Rice University Release: Chemists Make Strides To Simplify Drug Design And Synthesis

Rice, UT Southwestern, Brigham Young scientists develop one-step process for making precursors

HOUSTON – (Sept. 12, 2016) – A one-step solution to make nitrogen-laden molecular precursors for the preparation of drugs and other bioactive molecules has been discovered by researchers at Rice University, the University of Texas Southwestern Medical Center (UTSWMC) and Brigham Young University.

Research announced this month in Science will simplify the process and cut the cost of creating key nitrogen-containing functional groups for pharmaceuticals, said László Kürti, a synthetic chemist at Rice who developed the technique with his colleague at UTSWMC, John Falck.

It should also simplify the design of agrochemicals, functional materials and bioactive natural products, the researchers reported.
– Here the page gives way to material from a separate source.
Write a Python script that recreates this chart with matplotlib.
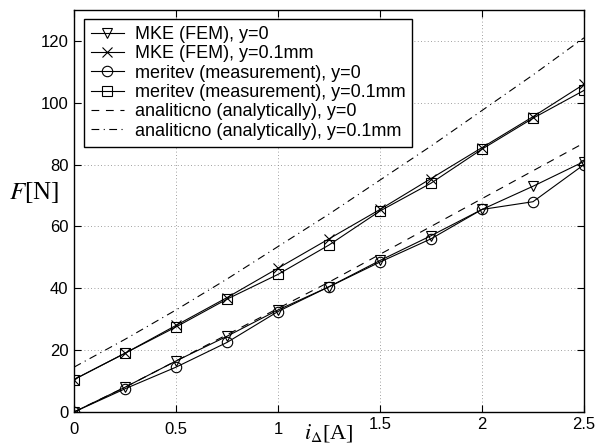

The technique involves making free amines, compounds with one or more nitrogen atoms that are essential to metabolic processes. Aromatic amines, which incorporate stable molecular fragments called aromatic rings, are substructures in more than a third of drug candidates, Kürti said.

"Nitrogen atoms give polarity to the molecules," Kürti said. "They also help bind to molecules like proteins and enzymes. That's why you see an abundance of nitrogen atoms in biologically active compounds, especially in active pharmaceutical ingredients that are used in medicines; they need to interact with biological systems."
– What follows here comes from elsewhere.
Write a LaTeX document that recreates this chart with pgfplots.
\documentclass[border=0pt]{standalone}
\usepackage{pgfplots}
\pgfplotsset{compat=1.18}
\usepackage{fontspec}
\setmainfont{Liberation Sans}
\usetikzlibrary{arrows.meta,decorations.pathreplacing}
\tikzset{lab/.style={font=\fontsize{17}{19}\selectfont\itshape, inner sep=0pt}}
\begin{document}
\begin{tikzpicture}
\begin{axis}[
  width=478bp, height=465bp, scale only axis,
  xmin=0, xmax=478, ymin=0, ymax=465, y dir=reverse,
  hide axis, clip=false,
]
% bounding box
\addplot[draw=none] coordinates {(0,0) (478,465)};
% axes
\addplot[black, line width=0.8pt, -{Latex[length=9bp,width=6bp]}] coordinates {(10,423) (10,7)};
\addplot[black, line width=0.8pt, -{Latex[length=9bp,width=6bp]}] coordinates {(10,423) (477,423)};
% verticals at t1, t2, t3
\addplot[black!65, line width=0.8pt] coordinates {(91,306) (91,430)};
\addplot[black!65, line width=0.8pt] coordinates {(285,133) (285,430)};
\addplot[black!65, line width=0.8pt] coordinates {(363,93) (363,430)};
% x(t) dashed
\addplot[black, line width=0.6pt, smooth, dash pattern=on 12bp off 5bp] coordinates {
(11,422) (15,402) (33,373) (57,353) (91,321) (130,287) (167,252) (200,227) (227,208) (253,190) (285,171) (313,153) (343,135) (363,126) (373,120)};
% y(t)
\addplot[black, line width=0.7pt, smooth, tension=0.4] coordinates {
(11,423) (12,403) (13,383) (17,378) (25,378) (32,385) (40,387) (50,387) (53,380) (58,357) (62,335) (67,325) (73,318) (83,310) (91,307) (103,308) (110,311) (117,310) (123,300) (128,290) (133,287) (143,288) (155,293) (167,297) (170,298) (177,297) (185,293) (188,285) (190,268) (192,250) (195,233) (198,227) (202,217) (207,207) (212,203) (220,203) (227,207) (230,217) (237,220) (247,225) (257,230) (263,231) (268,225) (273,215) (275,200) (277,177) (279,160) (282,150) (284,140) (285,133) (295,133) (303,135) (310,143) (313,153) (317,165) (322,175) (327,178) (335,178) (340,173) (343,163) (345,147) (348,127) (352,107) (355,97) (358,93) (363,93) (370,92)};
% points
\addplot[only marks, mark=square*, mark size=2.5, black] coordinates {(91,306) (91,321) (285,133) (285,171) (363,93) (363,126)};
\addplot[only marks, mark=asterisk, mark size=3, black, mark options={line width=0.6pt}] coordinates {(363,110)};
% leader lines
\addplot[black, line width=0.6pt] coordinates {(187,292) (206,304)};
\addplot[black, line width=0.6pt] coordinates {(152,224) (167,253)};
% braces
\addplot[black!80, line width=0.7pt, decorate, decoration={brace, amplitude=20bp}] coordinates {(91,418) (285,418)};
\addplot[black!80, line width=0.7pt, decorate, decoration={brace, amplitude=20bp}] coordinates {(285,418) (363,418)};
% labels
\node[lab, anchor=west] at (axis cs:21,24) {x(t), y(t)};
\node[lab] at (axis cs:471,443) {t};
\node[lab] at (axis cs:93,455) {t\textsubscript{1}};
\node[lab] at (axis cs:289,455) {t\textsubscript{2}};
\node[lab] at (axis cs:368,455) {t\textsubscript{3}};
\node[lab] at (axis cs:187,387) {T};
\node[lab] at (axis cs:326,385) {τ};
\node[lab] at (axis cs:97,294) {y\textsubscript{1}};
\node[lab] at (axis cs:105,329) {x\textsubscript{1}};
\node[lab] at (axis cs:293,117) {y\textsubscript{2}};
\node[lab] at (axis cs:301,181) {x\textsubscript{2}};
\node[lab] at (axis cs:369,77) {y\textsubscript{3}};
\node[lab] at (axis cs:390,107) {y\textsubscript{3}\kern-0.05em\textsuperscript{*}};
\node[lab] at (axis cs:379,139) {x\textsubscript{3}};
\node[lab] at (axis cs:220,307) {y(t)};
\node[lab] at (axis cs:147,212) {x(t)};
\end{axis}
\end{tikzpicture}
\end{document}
The team's success achieves a previously elusive goal synthetic chemists have pursued for many years, Kürti said.

"There is huge demand for making these aromatic amines quickly and efficiently, and for decades now, people have been trying to make them with catalysts that contain transition metals (often used to speed up chemical reactions)," he said. "But the free aromatic amine products readily bind to these metal catalysts and can essentially poison the process." A long-term goal of Kürti's lab is to design simplified amination chemistry that avoids the use of transition metals.

The new process still makes use of a transition metal catalyst, a dirhodium complex, that effectively catalyzes the direct introduction of unprotected alkylamino groups into aromatic rings.

While there are many established methods to prepare free aromatic amines for use in drugs and other bioactive materials, none of them are simple, Kürti said. The most efficient processes to date require a minimum of three steps.

"When you do things in multiple steps, you lose material with each step," he said. "With our process, you gain not only speed but also efficiency and high material throughput, because you're going to have the desired compound in just one step."

"Anything you can do that expedites the introduction of nitrogen in these molecules and reduces the cost of production is going to be beneficial for drug development and for reducing the cost of drugs," said Falck, the Robert A. Welch Distinguished Chair in Chemistry at UTSWMC. "Up to now, chemists have had to rely on circuitous routes to be able to introduce these nitrogens. And we've achieved access directly in a much more efficient process than the alternatives."

"Anybody who is interested in streamlining the synthesis of complex compounds that contain nitrogen, now has a one-step, one-flask process," Kürti added. "Agrochemical companies, drug-discovery companies and anybody who makes fine chemicals will find this a very interesting tool."

Co-authors of the paper are Mahesh Paudyal, a postdoctoral researcher, and Adeniyi Adebesin, a graduate student, at UTSWMC; Scott Burt, an associate teaching professor, and Daniel Ess, an associate professor of chemistry and biochemistry at Brigham Young, and Zhiwei Ma, a postdoctoral researcher at Rice.

Supporting the research were the National Institutes of Health, the Robert A. Welch Foundation, Rice University, the National Science Foundation, the American Chemical Society Petroleum Research Fund, Amgen, and Biotage.